Exercise brief:
Copy all the data exactly, except the pictures.

⟨

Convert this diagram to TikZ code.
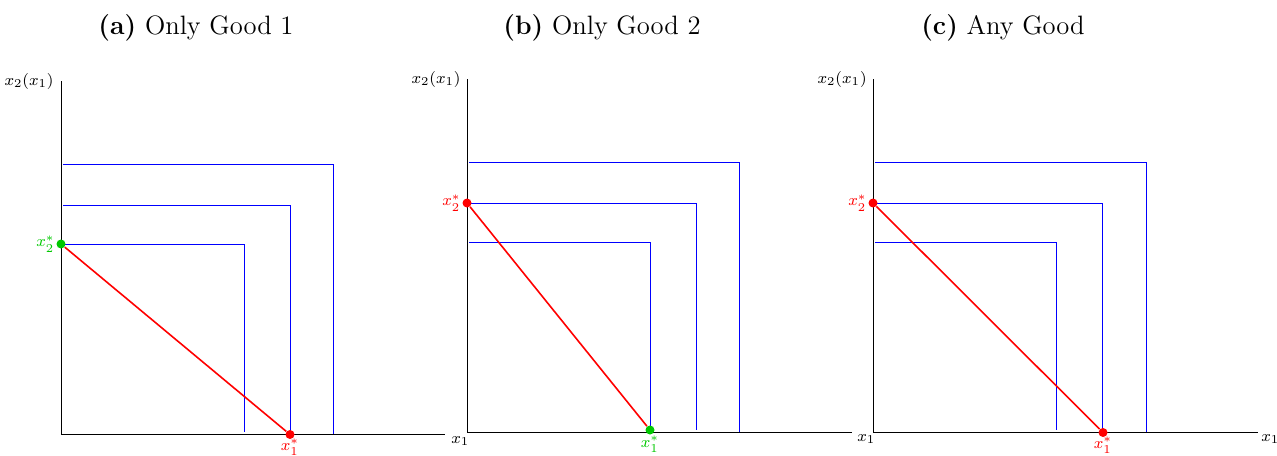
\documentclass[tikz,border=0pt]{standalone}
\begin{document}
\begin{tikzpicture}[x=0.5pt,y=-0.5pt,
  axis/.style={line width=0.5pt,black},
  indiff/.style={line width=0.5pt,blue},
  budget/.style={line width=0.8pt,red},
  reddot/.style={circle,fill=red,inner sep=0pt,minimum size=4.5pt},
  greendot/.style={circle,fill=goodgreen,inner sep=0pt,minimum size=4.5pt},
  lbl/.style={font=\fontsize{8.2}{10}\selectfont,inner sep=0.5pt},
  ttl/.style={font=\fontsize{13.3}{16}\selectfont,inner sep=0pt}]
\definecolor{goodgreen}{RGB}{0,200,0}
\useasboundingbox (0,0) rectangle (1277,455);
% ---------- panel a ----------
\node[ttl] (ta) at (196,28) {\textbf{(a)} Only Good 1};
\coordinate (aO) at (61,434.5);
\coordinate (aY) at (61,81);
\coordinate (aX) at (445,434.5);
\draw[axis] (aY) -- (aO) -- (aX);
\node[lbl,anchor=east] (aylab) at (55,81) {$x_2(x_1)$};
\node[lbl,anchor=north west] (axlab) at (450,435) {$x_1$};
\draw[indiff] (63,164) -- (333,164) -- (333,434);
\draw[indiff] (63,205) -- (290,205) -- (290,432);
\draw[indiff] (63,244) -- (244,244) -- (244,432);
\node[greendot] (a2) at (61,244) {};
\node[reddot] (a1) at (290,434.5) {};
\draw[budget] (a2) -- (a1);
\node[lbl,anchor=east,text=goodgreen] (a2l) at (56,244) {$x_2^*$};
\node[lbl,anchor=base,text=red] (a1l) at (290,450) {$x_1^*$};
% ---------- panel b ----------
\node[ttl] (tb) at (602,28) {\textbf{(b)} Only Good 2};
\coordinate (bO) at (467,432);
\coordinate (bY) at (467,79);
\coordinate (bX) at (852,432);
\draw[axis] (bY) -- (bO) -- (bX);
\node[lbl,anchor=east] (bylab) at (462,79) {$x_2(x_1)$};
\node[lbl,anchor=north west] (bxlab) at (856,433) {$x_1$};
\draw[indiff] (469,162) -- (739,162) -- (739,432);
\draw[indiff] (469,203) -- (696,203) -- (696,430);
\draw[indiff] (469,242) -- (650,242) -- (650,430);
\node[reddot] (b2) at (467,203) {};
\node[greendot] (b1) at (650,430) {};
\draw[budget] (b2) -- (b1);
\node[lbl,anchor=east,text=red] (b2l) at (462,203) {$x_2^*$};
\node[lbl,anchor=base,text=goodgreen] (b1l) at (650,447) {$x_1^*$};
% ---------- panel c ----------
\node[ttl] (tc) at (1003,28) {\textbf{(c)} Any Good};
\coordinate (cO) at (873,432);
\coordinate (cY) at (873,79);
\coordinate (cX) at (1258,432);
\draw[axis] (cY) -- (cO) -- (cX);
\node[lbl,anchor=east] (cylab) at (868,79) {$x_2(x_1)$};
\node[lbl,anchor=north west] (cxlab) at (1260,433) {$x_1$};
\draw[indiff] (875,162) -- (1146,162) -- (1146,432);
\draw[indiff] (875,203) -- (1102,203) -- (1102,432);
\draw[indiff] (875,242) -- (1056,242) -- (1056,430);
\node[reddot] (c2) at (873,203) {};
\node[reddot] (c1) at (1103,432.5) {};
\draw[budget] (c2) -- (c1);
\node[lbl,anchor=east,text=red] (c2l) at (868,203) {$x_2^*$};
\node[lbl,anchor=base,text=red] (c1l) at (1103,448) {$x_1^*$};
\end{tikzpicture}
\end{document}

⟩

Task output:
Convert this diagram to TikZ code.
\documentclass[tikz,border=0pt]{standalone}
\begin{document}
\begin{tikzpicture}[x=0.5pt,y=-0.5pt,
  axis/.style={line width=0.5pt,black},
  indiff/.style={line width=0.5pt,blue},
  budget/.style={line width=0.8pt,red},
  reddot/.style={circle,fill=red,inner sep=0pt,minimum size=4.5pt},
  greendot/.style={circle,fill=goodgreen,inner sep=0pt,minimum size=4.5pt},
  lbl/.style={font=\fontsize{8.2}{10}\selectfont,inner sep=0.5pt},
  ttl/.style={font=\fontsize{13.3}{16}\selectfont,inner sep=0pt}]
\definecolor{goodgreen}{RGB}{0,200,0}
\useasboundingbox (0,0) rectangle (1277,455);
% ---------- panel a ----------
\node[ttl] (ta) at (196,28) {\textbf{(a)} Only Good 1};
\coordinate (aO) at (61,434.5);
\coordinate (aY) at (61,81);
\coordinate (aX) at (445,434.5);
\draw[axis] (aY) -- (aO) -- (aX);
\node[lbl,anchor=east] (aylab) at (55,81) {$x_2(x_1)$};
\node[lbl,anchor=north west] (axlab) at (450,435) {$x_1$};
\draw[indiff] (63,164) -- (333,164) -- (333,434);
\draw[indiff] (63,205) -- (290,205) -- (290,432);
\draw[indiff] (63,244) -- (244,244) -- (244,432);
\node[greendot] (a2) at (61,244) {};
\node[reddot] (a1) at (290,434.5) {};
\draw[budget] (a2) -- (a1);
\node[lbl,anchor=east,text=goodgreen] (a2l) at (56,244) {$x_2^*$};
\node[lbl,anchor=base,text=red] (a1l) at (290,450) {$x_1^*$};
% ---------- panel b ----------
\node[ttl] (tb) at (602,28) {\textbf{(b)} Only Good 2};
\coordinate (bO) at (467,432);
\coordinate (bY) at (467,79);
\coordinate (bX) at (852,432);
\draw[axis] (bY) -- (bO) -- (bX);
\node[lbl,anchor=east] (bylab) at (462,79) {$x_2(x_1)$};
\node[lbl,anchor=north west] (bxlab) at (856,433) {$x_1$};
\draw[indiff] (469,162) -- (739,162) -- (739,432);
\draw[indiff] (469,203) -- (696,203) -- (696,430);
\draw[indiff] (469,242) -- (650,242) -- (650,430);
\node[reddot] (b2) at (467,203) {};
\node[greendot] (b1) at (650,430) {};
\draw[budget] (b2) -- (b1);
\node[lbl,anchor=east,text=red] (b2l) at (462,203) {$x_2^*$};
\node[lbl,anchor=base,text=goodgreen] (b1l) at (650,447) {$x_1^*$};
% ---------- panel c ----------
\node[ttl] (tc) at (1003,28) {\textbf{(c)} Any Good};
\coordinate (cO) at (873,432);
\coordinate (cY) at (873,79);
\coordinate (cX) at (1258,432);
\draw[axis] (cY) -- (cO) -- (cX);
\node[lbl,anchor=east] (cylab) at (868,79) {$x_2(x_1)$};
\node[lbl,anchor=north west] (cxlab) at (1260,433) {$x_1$};
\draw[indiff] (875,162) -- (1146,162) -- (1146,432);
\draw[indiff] (875,203) -- (1102,203) -- (1102,432);
\draw[indiff] (875,242) -- (1056,242) -- (1056,430);
\node[reddot] (c2) at (873,203) {};
\node[reddot] (c1) at (1103,432.5) {};
\draw[budget] (c2) -- (c1);
\node[lbl,anchor=east,text=red] (c2l) at (868,203) {$x_2^*$};
\node[lbl,anchor=base,text=red] (c1l) at (1103,448) {$x_1^*$};
\end{tikzpicture}
\end{document}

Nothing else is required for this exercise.